= Given task =
Set down the full listing exactly as given. Any pictures are to be left out.

= Data shown =
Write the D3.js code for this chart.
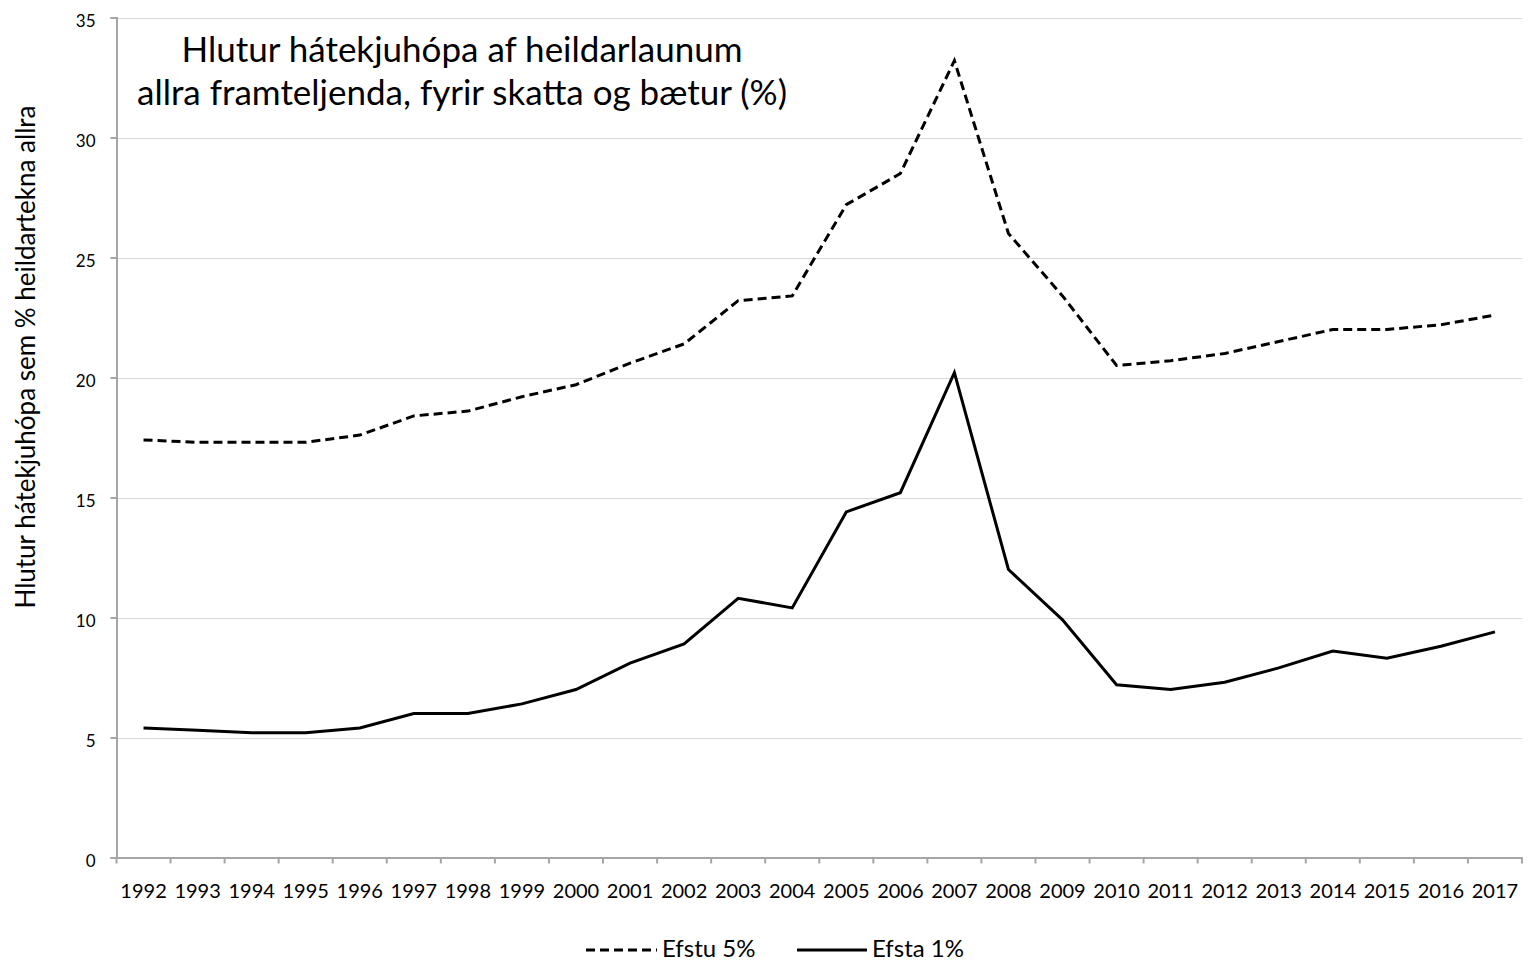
<!DOCTYPE html>
<html><head><meta charset="utf-8">
<script src="https://cdn.jsdelivr.net/npm/d3@7"></script>
<style>body{margin:0;background:#fff}text{font-family:Lato,"Open Sans",sans-serif;fill:#000}</style>
</head><body>
<svg id="c" width="1528" height="963"></svg>
<script>
const years = ["1992","1993","1994","1995","1996","1997","1998","1999","2000","2001","2002","2003","2004","2005","2006","2007","2008","2009","2010","2011","2012","2013","2014","2015","2016","2017"];
const top5 = [17.4,17.3,17.3,17.3,17.6,18.4,18.6,19.2,19.7,20.6,21.4,23.2,23.4,27.2,28.5,33.2,26.0,23.4,20.5,20.7,21.0,21.5,22.0,22.0,22.2,22.6];
const top1 = [5.4,5.3,5.2,5.2,5.4,6.0,6.0,6.4,7.0,8.1,8.9,10.8,10.4,14.4,15.2,20.2,12.0,9.9,7.2,7.0,7.3,7.9,8.6,8.3,8.8,9.4];
const yTicks = [0,5,10,15,20,25,30,35];
const seriesNames = ["Efstu 5%","Efsta 1%"];
const titleLines = ["Hlutur hátekjuhópa af heildarlaunum","allra framteljenda, fyrir skatta og bætur (%)"];
const yLabel = "Hlutur hátekjuhópa sem % heildartekna allra";

const svg = d3.select("#c");
const L=116.5, R=1522, T=17.5, B=857.5;
const x = d3.scaleBand().domain(years).range([L,R]);
const y = d3.scaleLinear().domain([0,35]).range([B,T]);

// gridlines
svg.append("g").selectAll("line").data(yTicks.filter(d=>d>0)).join("line")
  .attr("x1",L).attr("x2",R).attr("y1",d=>Math.round(y(d))+0.5).attr("y2",d=>Math.round(y(d))+0.5)
  .attr("stroke","#d9d9d9").attr("stroke-width",1);

// y axis
const ya = svg.append("g").attr("transform",`translate(${L},0)`)
  .call(d3.axisLeft(y).tickValues(yTicks).tickSize(6).tickPadding(15));
ya.select(".domain").attr("stroke","#a6a6a6").attr("stroke-width",2);
ya.selectAll(".tick line").attr("stroke","#a6a6a6").attr("stroke-width",2);
ya.selectAll("text").style("font-size","17px").attr("fill","#000").attr("dy","0.5em");

// x axis
const xa = svg.append("g").attr("transform",`translate(0,${B})`)
  .call(d3.axisBottom(x).tickSize(0).tickPadding(26));
xa.select(".domain").attr("stroke","#a6a6a6").attr("stroke-width",2);
xa.selectAll("text").style("font-size","20px").attr("fill","#000");
svg.append("g").selectAll("line").data(years.map((d,i)=>i).concat([years.length])).join("line")
  .attr("x1",i=>i<years.length? x(years[i]) : R).attr("x2",i=>i<years.length? x(years[i]) : R)
  .attr("y1",B).attr("y2",B+6).attr("stroke","#a6a6a6").attr("stroke-width",2);

// lines
const line = d3.line().x((d,i)=>x(years[i])+x.bandwidth()/2).y(d=>y(d));
svg.append("path").datum(top5).attr("d",line).attr("fill","none").attr("stroke","#000")
  .attr("stroke-width",3).attr("stroke-dasharray","9,5");
svg.append("path").datum(top1).attr("d",line).attr("fill","none").attr("stroke","#000")
  .attr("stroke-width",3);

// title
svg.append("text").attr("x",462).attr("y",62).attr("text-anchor","middle").style("font-size","35px").text(titleLines[0]);
svg.append("text").attr("x",462).attr("y",105).attr("text-anchor","middle").style("font-size","35px").text(titleLines[1]);

// y label
svg.append("text").attr("transform","translate(35,357) rotate(-90)").attr("text-anchor","middle")
  .style("font-size","26px").text(yLabel);

// legend
const lg = svg.append("g");
lg.append("line").attr("x1",586).attr("x2",657).attr("y1",950).attr("y2",950).attr("stroke","#000").attr("stroke-width",3).attr("stroke-dasharray","9,5");
lg.append("text").attr("x",662).attr("y",957).style("font-size","24px").text(seriesNames[0]);
lg.append("line").attr("x1",797).attr("x2",867).attr("y1",950).attr("y2",950).attr("stroke","#000").attr("stroke-width",3);
lg.append("text").attr("x",872).attr("y",957).style("font-size","24px").text(seriesNames[1]);
</script>
</body></html>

= Problem solution =
Write the D3.js code for this chart.
<!DOCTYPE html>
<html><head><meta charset="utf-8">
<script src="https://cdn.jsdelivr.net/npm/d3@7"></script>
<style>body{margin:0;background:#fff}text{font-family:Lato,"Open Sans",sans-serif;fill:#000}</style>
</head><body>
<svg id="c" width="1528" height="963"></svg>
<script>
const years = ["1992","1993","1994","1995","1996","1997","1998","1999","2000","2001","2002","2003","2004","2005","2006","2007","2008","2009","2010","2011","2012","2013","2014","2015","2016","2017"];
const top5 = [17.4,17.3,17.3,17.3,17.6,18.4,18.6,19.2,19.7,20.6,21.4,23.2,23.4,27.2,28.5,33.2,26.0,23.4,20.5,20.7,21.0,21.5,22.0,22.0,22.2,22.6];
const top1 = [5.4,5.3,5.2,5.2,5.4,6.0,6.0,6.4,7.0,8.1,8.9,10.8,10.4,14.4,15.2,20.2,12.0,9.9,7.2,7.0,7.3,7.9,8.6,8.3,8.8,9.4];
const yTicks = [0,5,10,15,20,25,30,35];
const seriesNames = ["Efstu 5%","Efsta 1%"];
const titleLines = ["Hlutur hátekjuhópa af heildarlaunum","allra framteljenda, fyrir skatta og bætur (%)"];
const yLabel = "Hlutur hátekjuhópa sem % heildartekna allra";

const svg = d3.select("#c");
const L=116.5, R=1522, T=17.5, B=857.5;
const x = d3.scaleBand().domain(years).range([L,R]);
const y = d3.scaleLinear().domain([0,35]).range([B,T]);

// gridlines
svg.append("g").selectAll("line").data(yTicks.filter(d=>d>0)).join("line")
  .attr("x1",L).attr("x2",R).attr("y1",d=>Math.round(y(d))+0.5).attr("y2",d=>Math.round(y(d))+0.5)
  .attr("stroke","#d9d9d9").attr("stroke-width",1);

// y axis
const ya = svg.append("g").attr("transform",`translate(${L},0)`)
  .call(d3.axisLeft(y).tickValues(yTicks).tickSize(6).tickPadding(15));
ya.select(".domain").attr("stroke","#a6a6a6").attr("stroke-width",2);
ya.selectAll(".tick line").attr("stroke","#a6a6a6").attr("stroke-width",2);
ya.selectAll("text").style("font-size","17px").attr("fill","#000").attr("dy","0.5em");

// x axis
const xa = svg.append("g").attr("transform",`translate(0,${B})`)
  .call(d3.axisBottom(x).tickSize(0).tickPadding(26));
xa.select(".domain").attr("stroke","#a6a6a6").attr("stroke-width",2);
xa.selectAll("text").style("font-size","20px").attr("fill","#000");
svg.append("g").selectAll("line").data(years.map((d,i)=>i).concat([years.length])).join("line")
  .attr("x1",i=>i<years.length? x(years[i]) : R).attr("x2",i=>i<years.length? x(years[i]) : R)
  .attr("y1",B).attr("y2",B+6).attr("stroke","#a6a6a6").attr("stroke-width",2);

// lines
const line = d3.line().x((d,i)=>x(years[i])+x.bandwidth()/2).y(d=>y(d));
svg.append("path").datum(top5).attr("d",line).attr("fill","none").attr("stroke","#000")
  .attr("stroke-width",3).attr("stroke-dasharray","9,5");
svg.append("path").datum(top1).attr("d",line).attr("fill","none").attr("stroke","#000")
  .attr("stroke-width",3);

// title
svg.append("text").attr("x",462).attr("y",62).attr("text-anchor","middle").style("font-size","35px").text(titleLines[0]);
svg.append("text").attr("x",462).attr("y",105).attr("text-anchor","middle").style("font-size","35px").text(titleLines[1]);

// y label
svg.append("text").attr("transform","translate(35,357) rotate(-90)").attr("text-anchor","middle")
  .style("font-size","26px").text(yLabel);

// legend
const lg = svg.append("g");
lg.append("line").attr("x1",586).attr("x2",657).attr("y1",950).attr("y2",950).attr("stroke","#000").attr("stroke-width",3).attr("stroke-dasharray","9,5");
lg.append("text").attr("x",662).attr("y",957).style("font-size","24px").text(seriesNames[0]);
lg.append("line").attr("x1",797).attr("x2",867).attr("y1",950).attr("y2",950).attr("stroke","#000").attr("stroke-width",3);
lg.append("text").attr("x",872).attr("y",957).style("font-size","24px").text(seriesNames[1]);
</script>
</body></html>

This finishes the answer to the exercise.